We could make newlines be treated as a sentence break, but that wouldn't actually give you what you want here, because Markdown lets you hard-wrap paragraphs with newlines that have no effect on the rendered result. Nor would treating only double-newlines as sentence breaks work, since a heading can be terminated with a single newline. The only solution is a tokenizer that recognises the start of a heading (or perhaps also a bullet point or numbered list item, if you want to treat list items as always being distinct sentences).

I thus don't really see a possible change to jsdiff that would give you what you want without also baking an assumption into diffSentences that its arguments are Markdown, thus I think I probably shouldn't try to "fix" this issue with a change to the library. To get the behaviour you want, you can instead write some custom logic to split the Markdown documents you're diffing into "sentences" (per whatever precise notion of "sentence" you want to use and then pass the result to diffArrays, and my instinct (admittedly without too much research or deep thought) is that that's the only strategy the library should support, for three reasons:

the exact rules about what terminates a heading or list item or whatever may well be dependent on the Markdown dialect you're using; I know Stack Overflow's flavour of Markdown and GitHub's flavour of Markdown used to be quite different, and don't know whether things are more standardized today.

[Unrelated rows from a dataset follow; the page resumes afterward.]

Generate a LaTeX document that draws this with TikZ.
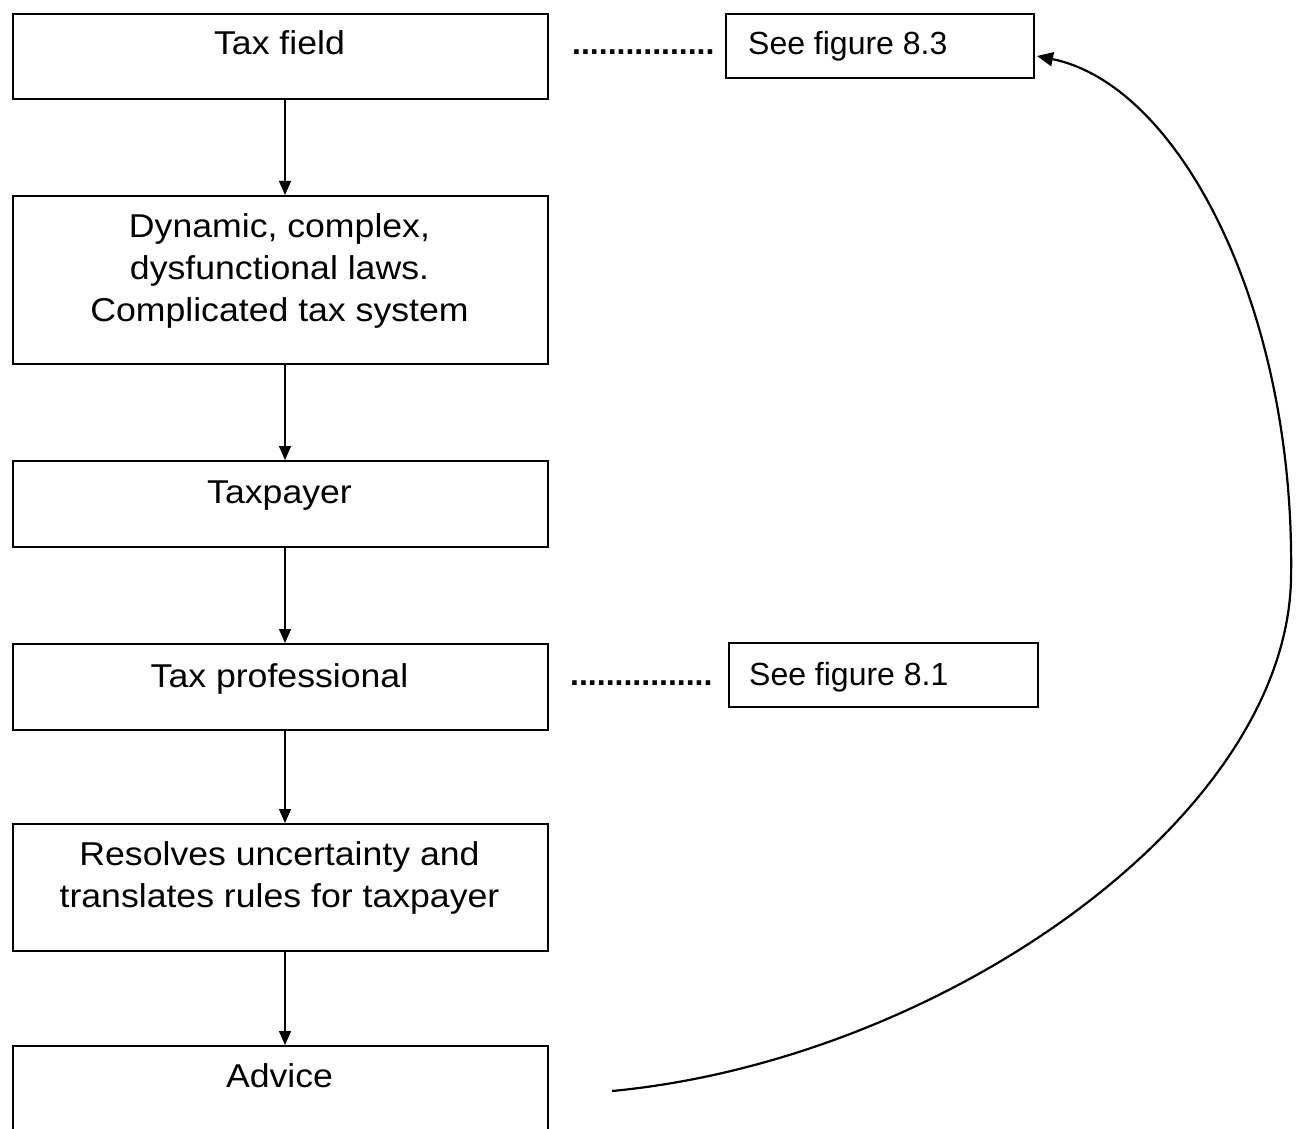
\documentclass[tikz,border=0pt]{standalone}
\usepackage{fontspec}
\setmainfont{Liberation Sans}
\newfontfamily\widefont{Liberation Sans}[FakeStretch=1.08]
\usetikzlibrary{arrows.meta,calc}
\begin{document}
\begin{tikzpicture}[x=1pt,y=-1pt,
  box/.style={draw, line width=1.8pt, minimum width=535pt, inner sep=0pt, anchor=north west},
  refbox/.style={draw, line width=1.8pt, inner sep=0pt, anchor=north west},
  txt/.style={inner sep=0pt, anchor=base, align=center, font=\widefont\fontsize{33}{42}\selectfont},
  reftxt/.style={inner sep=0pt, anchor=base west, font=\fontsize{32}{40}\selectfont},
  dots/.style={inner sep=0pt, anchor=base west, font=\fontsize{32}{40}\selectfont\bfseries},
  arr/.style={line width=1.4pt, -{Triangle[length=14pt,width=12pt]}},
  curvearr/.style={line width=2.2pt, -{Triangle[length=16pt,width=14pt]}}
]
\useasboundingbox[fill=white] (0,0) rectangle (1302,1129);
% left column boxes
\node[box, minimum height=85pt] (tf) at (12,13) {};
\node[box, minimum height=168pt] (dyn) at (12,195) {};
\node[box, minimum height=86pt] (tp) at (12,460) {};
\node[box, minimum height=86pt] (prof) at (12,643) {};
\node[box, minimum height=127pt] (res) at (12,823) {};
\node[box, minimum height=130pt] (adv) at (12,1045) {};
% texts (base anchor = baseline of last line)
\node[txt] (tft) at (279.5,55) {Tax field};
\node[txt] (dynt) at (279.5,321) {Dynamic, complex,\\dysfunctional laws.\\Complicated tax system};
\node[txt] (tpt) at (279.5,503) {Taxpayer};
\node[txt] (proft) at (279.5,687) {Tax professional};
\node[txt] (rest) at (279.5,907) {Resolves uncertainty and\\translates rules for taxpayer};
\node[txt] (advt) at (279.5,1087) {Advice};
% reference boxes
\node[refbox, minimum width=308pt, minimum height=64pt] (s83) at (725,13) {};
\node[reftxt] (s83t) at (748,55) {See figure 8.3};
\node[refbox, minimum width=309pt, minimum height=64pt] (s81) at (728,642) {};
\node[reftxt] (s81t) at (749,685) {See figure 8.1};
% dotted leaders
\node[dots] (d1) at (572,55) {................};
\node[dots] (d2) at (570,685) {................};
% vertical arrows
\coordinate (ax) at (285,0);
\draw[arr] (tf.south -| ax) -- (dyn.north -| ax);
\draw[arr] (dyn.south -| ax) -- (tp.north -| ax);
\draw[arr] (tp.south -| ax) -- (prof.north -| ax);
\draw[arr] (prof.south -| ax) -- (res.north -| ax);
\draw[arr] (res.south -| ax) -- (adv.north -| ax);
% feedback curve
\coordinate (cstart) at (612,1091);
\coordinate (cmid) at (1291,580);
\coordinate (ctip) at (1037,56);
\draw[curvearr] (cstart) .. controls (940,1060) and (1285,820) .. (cmid)
  .. controls (1296,310) and (1180,85) .. (ctip);
\end{tikzpicture}
\end{document}
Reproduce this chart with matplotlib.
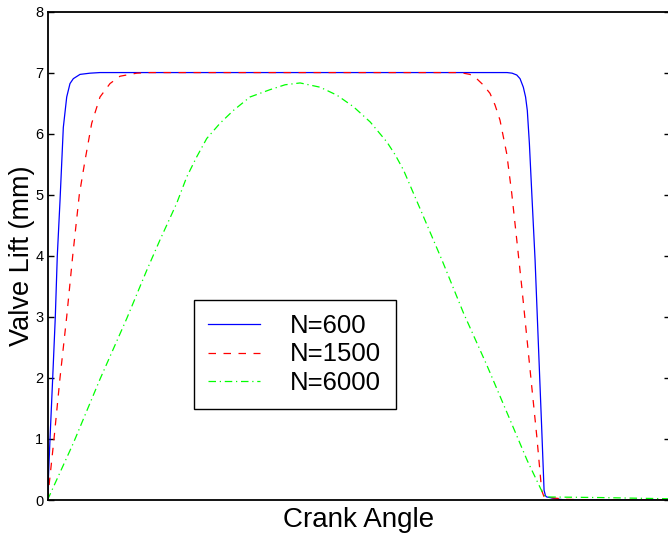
import numpy as np
import matplotlib
matplotlib.use('Agg')
import matplotlib.pyplot as plt

plt.rcParams['font.family'] = ['Liberation Sans', 'DejaVu Sans']

# crank angle (deg) and valve lift (mm) for three engine speeds
ang_600 = [0, 1.45, 3.01, 4.52, 5.67, 7.24, 9.15, 11.12, 13.02, 14.94, 18.82, 24.6, 30.4,
           150.0, 266.0, 268.9, 271.6, 273.5, 275.4, 276.7, 277.7, 278.9, 280.3,
           282.2, 284.1, 286.0, 287.4, 288.2, 288.9, 294.3, 299.5, 360.0]
lift_600 = [0, 1.0, 2.0, 3.0, 4.0, 4.9, 6.1, 6.6, 6.82, 6.9, 6.97, 6.99, 7.0,
            7.0, 7.0, 6.99, 6.96, 6.9, 6.76, 6.6, 6.38, 5.84, 5.02,
            3.93, 2.56, 1.2, 0.16, 0.07, 0.05, 0.02, 0.0, 0.0]

ang_1500 = [0, 3.76, 7.24, 11.11, 14.59, 18.41, 21.71, 25.59, 30.39, 36.18, 41.97,
            51.64, 59.34, 150.0, 238.8, 244.5, 248.4, 252.1, 256.1, 259.0, 261.9,
            265.8, 268.7, 271.6, 274.5, 277.4, 280.3, 283.2, 286.0, 287.4, 300.7,
            319.8, 360.0]
lift_1500 = [0, 1.0, 2.0, 3.0, 4.0, 5.0, 5.56, 6.17, 6.6, 6.82, 6.94,
             6.99, 7.0, 7.0, 7.0, 6.97, 6.9, 6.8, 6.66, 6.47, 6.22,
             5.67, 5.02, 4.26, 3.49, 2.67, 1.85, 1.04, 0.16, 0.05, 0.01,
             0.0, 0.0]

ang_6000 = [0, 14.94, 30.4, 45.84, 57.42, 65.12, 74.79, 80.58, 86.37, 92.16, 99.86,
            107.6, 117.2, 128.8, 137.5, 146.2, 157.8, 167.5, 177.1, 186.8, 196.5,
            201.3, 206.1, 215.8, 228.3, 240.8, 254.4, 267.9, 277.6, 286.2, 288.2,
            320.0, 360.0]
lift_6000 = [0, 0.93, 1.98, 2.97, 3.76, 4.26, 4.86, 5.29, 5.62, 5.92, 6.17,
             6.38, 6.6, 6.72, 6.8, 6.83, 6.76, 6.63, 6.44, 6.19, 5.86,
             5.65, 5.4, 4.76, 3.93, 3.06, 2.2, 1.3, 0.65, 0.14, 0.05,
             0.04, 0.02]

yticks = [0, 1, 2, 3, 4, 5, 6, 7, 8]

fig = plt.figure(figsize=(6.68, 5.36), dpi=100)
W, H = 668, 536
ax = fig.add_axes([47.5 / W, 36 / H, (669.5 - 47.5) / W, (500 - 11.5) / H])

ax.plot(ang_600, lift_600, color='#0000ff', lw=0.9, label='N=600')
ax.plot(ang_1500, lift_1500, color='#ff0000', lw=0.9, dashes=(6, 6), label='N=1500')
ax.plot(ang_6000, lift_6000, color='#00ff00', lw=0.9, dashes=(6, 3, 1, 3), label='N=6000')

ax.set_xlim(0, 360)
ax.set_ylim(0, 8)
ax.set_xticks([])
ax.set_yticks(yticks)
ax.tick_params(axis='y', direction='in', length=4.5, width=1, right=True,
               labelsize=10.5, pad=3)
for s in ax.spines.values():
    s.set_linewidth(1.3)

ax.set_xlabel('Crank Angle', fontsize=20, labelpad=5)
ax.set_ylabel('Valve Lift (mm)', fontsize=19.5, labelpad=0)

leg = ax.legend(loc='upper left', bbox_to_anchor=(194 / W, 1 - 300 / H),
                bbox_transform=fig.transFigure, fontsize=18.5, frameon=True,
                fancybox=False, edgecolor='black', framealpha=1,
                handlelength=2.0, handletextpad=1.2, labelspacing=0.17,
                borderpad=0.55, borderaxespad=0)
leg.get_frame().set_linewidth(1.0)

fig.savefig('out.png', dpi=100)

there are several questions I can think of about how to split Markdown into "sentences" that don't have obvious, objective answer (e.g. is each list item in a bulleted or numbered list a distinct sentence? Do inline images in a paragraph constitute sentence breaks? How should code blocks be handled?)

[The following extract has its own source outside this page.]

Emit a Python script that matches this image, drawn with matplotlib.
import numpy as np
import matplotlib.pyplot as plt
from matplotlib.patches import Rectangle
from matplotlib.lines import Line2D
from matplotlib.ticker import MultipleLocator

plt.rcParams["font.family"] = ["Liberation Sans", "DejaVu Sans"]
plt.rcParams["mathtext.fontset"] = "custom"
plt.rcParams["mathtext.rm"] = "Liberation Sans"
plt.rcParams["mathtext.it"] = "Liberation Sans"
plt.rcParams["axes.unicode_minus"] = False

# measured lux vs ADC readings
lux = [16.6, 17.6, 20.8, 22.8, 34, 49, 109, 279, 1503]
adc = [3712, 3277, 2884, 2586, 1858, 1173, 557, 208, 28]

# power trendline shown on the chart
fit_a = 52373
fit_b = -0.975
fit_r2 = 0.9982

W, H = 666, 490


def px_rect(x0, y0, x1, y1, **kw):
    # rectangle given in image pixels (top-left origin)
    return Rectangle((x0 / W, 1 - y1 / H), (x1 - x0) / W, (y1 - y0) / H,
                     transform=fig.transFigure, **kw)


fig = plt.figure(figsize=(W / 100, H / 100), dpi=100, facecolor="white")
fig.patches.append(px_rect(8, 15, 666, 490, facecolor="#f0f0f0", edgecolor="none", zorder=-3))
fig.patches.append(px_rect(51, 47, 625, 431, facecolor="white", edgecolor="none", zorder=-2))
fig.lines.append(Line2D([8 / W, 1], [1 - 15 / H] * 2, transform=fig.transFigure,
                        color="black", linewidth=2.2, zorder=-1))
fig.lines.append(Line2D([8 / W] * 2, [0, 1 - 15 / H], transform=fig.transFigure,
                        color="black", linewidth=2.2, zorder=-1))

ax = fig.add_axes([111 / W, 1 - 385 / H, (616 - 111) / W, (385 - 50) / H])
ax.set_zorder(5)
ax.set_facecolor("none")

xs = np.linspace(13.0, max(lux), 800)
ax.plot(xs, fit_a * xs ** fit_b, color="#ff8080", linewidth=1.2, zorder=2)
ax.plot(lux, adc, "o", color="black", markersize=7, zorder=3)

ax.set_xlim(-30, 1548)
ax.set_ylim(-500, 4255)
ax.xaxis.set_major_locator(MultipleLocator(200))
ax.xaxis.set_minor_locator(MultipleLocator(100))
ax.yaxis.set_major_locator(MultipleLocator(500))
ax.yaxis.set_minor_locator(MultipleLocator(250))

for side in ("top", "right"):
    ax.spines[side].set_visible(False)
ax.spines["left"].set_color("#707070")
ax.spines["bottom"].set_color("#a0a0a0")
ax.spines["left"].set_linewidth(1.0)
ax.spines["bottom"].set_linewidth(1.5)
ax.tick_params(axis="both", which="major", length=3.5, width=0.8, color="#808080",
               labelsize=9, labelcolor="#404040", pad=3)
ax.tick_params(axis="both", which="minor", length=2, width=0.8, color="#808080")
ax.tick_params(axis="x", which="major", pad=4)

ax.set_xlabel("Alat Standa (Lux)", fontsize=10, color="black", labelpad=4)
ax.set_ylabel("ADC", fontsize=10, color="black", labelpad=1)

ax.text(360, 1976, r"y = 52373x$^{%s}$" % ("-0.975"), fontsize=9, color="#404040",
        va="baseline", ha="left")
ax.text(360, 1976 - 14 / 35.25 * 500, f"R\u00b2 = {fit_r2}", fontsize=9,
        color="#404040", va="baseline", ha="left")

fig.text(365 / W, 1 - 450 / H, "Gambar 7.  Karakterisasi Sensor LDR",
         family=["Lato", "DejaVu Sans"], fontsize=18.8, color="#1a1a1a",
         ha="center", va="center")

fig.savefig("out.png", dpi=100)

In general, I would like to encourage people diffing text in computer languages to take an approach of running a language-specific parser/tokenizer, combining or splitting language tokens as they see fit for their particular purposes, and passing an array of tokens to diffArrays, rather than bloating jsdiff with more language-specific diff functions.